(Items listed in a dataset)

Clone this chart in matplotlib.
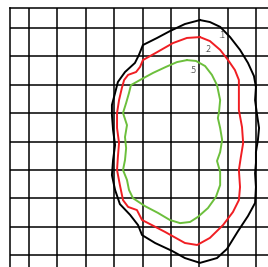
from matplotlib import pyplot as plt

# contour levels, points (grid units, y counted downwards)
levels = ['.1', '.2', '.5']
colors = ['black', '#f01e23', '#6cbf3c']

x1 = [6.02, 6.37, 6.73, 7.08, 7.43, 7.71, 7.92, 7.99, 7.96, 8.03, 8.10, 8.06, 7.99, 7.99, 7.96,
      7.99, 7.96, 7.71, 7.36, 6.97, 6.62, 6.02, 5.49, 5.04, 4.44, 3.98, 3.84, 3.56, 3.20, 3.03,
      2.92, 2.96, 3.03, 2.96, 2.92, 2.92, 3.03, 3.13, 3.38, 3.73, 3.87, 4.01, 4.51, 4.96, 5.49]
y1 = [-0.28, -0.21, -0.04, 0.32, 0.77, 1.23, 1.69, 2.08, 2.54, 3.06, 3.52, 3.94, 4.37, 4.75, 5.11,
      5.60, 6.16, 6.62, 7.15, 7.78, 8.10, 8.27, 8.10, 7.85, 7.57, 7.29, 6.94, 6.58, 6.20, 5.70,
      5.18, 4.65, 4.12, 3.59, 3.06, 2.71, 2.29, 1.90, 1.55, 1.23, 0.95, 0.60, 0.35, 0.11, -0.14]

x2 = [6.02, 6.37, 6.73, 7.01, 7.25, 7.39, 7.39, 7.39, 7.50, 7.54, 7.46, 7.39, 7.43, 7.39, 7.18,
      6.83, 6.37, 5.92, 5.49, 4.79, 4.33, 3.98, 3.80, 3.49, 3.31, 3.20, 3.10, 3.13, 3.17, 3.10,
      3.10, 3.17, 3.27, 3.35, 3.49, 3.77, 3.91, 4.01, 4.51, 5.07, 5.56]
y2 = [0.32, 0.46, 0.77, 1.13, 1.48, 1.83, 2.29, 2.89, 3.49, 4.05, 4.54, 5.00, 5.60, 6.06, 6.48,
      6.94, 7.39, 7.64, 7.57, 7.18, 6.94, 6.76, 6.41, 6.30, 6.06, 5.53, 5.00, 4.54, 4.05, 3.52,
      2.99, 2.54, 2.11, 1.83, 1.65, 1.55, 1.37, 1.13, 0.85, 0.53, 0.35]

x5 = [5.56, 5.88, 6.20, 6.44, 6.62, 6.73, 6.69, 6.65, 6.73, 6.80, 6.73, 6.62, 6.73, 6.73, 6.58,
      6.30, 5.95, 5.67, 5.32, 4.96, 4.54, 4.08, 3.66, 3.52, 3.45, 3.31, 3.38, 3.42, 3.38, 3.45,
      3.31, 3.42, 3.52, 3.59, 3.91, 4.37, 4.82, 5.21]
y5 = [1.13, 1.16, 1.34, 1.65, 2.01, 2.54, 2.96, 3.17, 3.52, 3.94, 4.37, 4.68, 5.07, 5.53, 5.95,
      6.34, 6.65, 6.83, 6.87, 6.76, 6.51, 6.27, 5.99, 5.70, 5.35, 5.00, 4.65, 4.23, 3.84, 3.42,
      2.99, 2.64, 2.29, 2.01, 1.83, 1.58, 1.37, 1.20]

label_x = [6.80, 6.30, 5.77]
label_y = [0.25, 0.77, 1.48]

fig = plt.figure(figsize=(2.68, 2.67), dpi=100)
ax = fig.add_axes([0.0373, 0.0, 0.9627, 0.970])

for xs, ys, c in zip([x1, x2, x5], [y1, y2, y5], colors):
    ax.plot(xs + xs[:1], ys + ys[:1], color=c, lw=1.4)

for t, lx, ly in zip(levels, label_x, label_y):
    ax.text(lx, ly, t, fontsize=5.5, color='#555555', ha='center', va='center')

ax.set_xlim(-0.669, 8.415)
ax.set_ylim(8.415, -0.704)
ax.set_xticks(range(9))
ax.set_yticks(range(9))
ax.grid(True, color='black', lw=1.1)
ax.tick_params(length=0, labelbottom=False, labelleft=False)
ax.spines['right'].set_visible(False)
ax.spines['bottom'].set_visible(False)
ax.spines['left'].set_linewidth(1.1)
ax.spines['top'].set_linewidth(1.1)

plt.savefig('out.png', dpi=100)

* * *

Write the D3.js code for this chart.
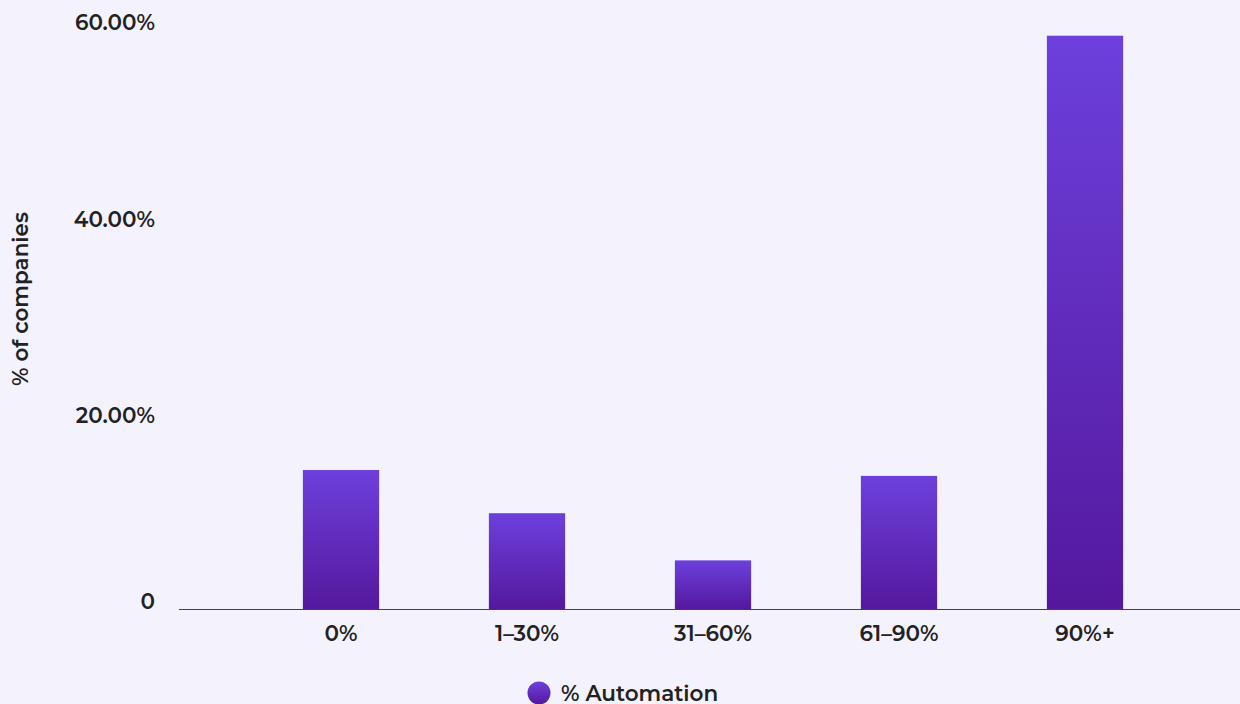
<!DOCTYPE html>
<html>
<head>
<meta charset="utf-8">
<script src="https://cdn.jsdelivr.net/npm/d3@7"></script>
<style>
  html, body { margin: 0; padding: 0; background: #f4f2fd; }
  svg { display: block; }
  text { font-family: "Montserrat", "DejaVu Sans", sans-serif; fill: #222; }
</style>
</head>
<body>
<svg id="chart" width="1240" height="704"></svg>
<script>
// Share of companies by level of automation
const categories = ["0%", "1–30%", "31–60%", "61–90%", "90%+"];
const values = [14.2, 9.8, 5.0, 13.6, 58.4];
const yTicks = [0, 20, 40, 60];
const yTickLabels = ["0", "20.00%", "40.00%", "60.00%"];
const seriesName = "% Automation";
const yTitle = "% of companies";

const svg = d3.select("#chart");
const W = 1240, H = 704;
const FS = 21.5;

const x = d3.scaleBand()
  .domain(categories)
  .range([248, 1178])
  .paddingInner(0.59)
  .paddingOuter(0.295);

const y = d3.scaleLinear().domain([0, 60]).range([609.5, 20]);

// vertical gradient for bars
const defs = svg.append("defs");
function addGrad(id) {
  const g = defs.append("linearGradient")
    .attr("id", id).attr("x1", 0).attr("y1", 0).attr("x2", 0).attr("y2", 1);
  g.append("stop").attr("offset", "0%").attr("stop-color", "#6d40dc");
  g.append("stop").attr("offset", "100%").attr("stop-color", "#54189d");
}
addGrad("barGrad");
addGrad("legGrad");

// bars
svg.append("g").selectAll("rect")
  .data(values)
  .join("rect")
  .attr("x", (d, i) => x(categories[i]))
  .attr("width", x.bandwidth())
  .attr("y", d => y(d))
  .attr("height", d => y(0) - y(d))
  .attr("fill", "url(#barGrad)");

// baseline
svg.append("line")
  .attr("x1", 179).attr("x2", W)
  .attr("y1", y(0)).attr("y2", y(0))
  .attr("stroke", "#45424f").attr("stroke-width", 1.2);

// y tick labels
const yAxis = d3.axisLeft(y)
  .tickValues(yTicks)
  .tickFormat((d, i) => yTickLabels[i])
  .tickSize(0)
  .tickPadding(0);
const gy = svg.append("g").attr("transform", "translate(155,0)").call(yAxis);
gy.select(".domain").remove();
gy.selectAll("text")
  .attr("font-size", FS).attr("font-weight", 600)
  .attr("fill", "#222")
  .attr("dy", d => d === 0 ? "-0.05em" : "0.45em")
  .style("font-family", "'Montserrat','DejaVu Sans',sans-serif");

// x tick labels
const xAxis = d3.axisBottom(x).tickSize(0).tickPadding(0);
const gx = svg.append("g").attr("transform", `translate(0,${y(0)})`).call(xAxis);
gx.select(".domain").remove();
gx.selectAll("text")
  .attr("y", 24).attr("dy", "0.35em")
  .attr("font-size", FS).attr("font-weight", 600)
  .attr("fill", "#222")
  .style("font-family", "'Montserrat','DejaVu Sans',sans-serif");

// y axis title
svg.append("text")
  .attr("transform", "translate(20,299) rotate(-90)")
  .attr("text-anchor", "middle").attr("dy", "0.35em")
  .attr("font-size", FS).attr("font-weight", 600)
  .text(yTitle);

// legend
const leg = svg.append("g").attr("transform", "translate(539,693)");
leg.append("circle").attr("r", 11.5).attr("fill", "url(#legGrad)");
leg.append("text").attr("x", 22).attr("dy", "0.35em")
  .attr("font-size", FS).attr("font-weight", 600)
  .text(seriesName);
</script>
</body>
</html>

◆ WRITTEN REQUEST: Can you give again only the lines between the one containing "Clone this chart in matplotlib." and the one containing "0.35, 0.11, -0.14]", counting both, exactly as they appear and without any pictures?

◆ CORRECT OUTPUT:
Clone this chart in matplotlib.
from matplotlib import pyplot as plt

# contour levels, points (grid units, y counted downwards)
levels = ['.1', '.2', '.5']
colors = ['black', '#f01e23', '#6cbf3c']

x1 = [6.02, 6.37, 6.73, 7.08, 7.43, 7.71, 7.92, 7.99, 7.96, 8.03, 8.10, 8.06, 7.99, 7.99, 7.96,
      7.99, 7.96, 7.71, 7.36, 6.97, 6.62, 6.02, 5.49, 5.04, 4.44, 3.98, 3.84, 3.56, 3.20, 3.03,
      2.92, 2.96, 3.03, 2.96, 2.92, 2.92, 3.03, 3.13, 3.38, 3.73, 3.87, 4.01, 4.51, 4.96, 5.49]
y1 = [-0.28, -0.21, -0.04, 0.32, 0.77, 1.23, 1.69, 2.08, 2.54, 3.06, 3.52, 3.94, 4.37, 4.75, 5.11,
      5.60, 6.16, 6.62, 7.15, 7.78, 8.10, 8.27, 8.10, 7.85, 7.57, 7.29, 6.94, 6.58, 6.20, 5.70,
      5.18, 4.65, 4.12, 3.59, 3.06, 2.71, 2.29, 1.90, 1.55, 1.23, 0.95, 0.60, 0.35, 0.11, -0.14]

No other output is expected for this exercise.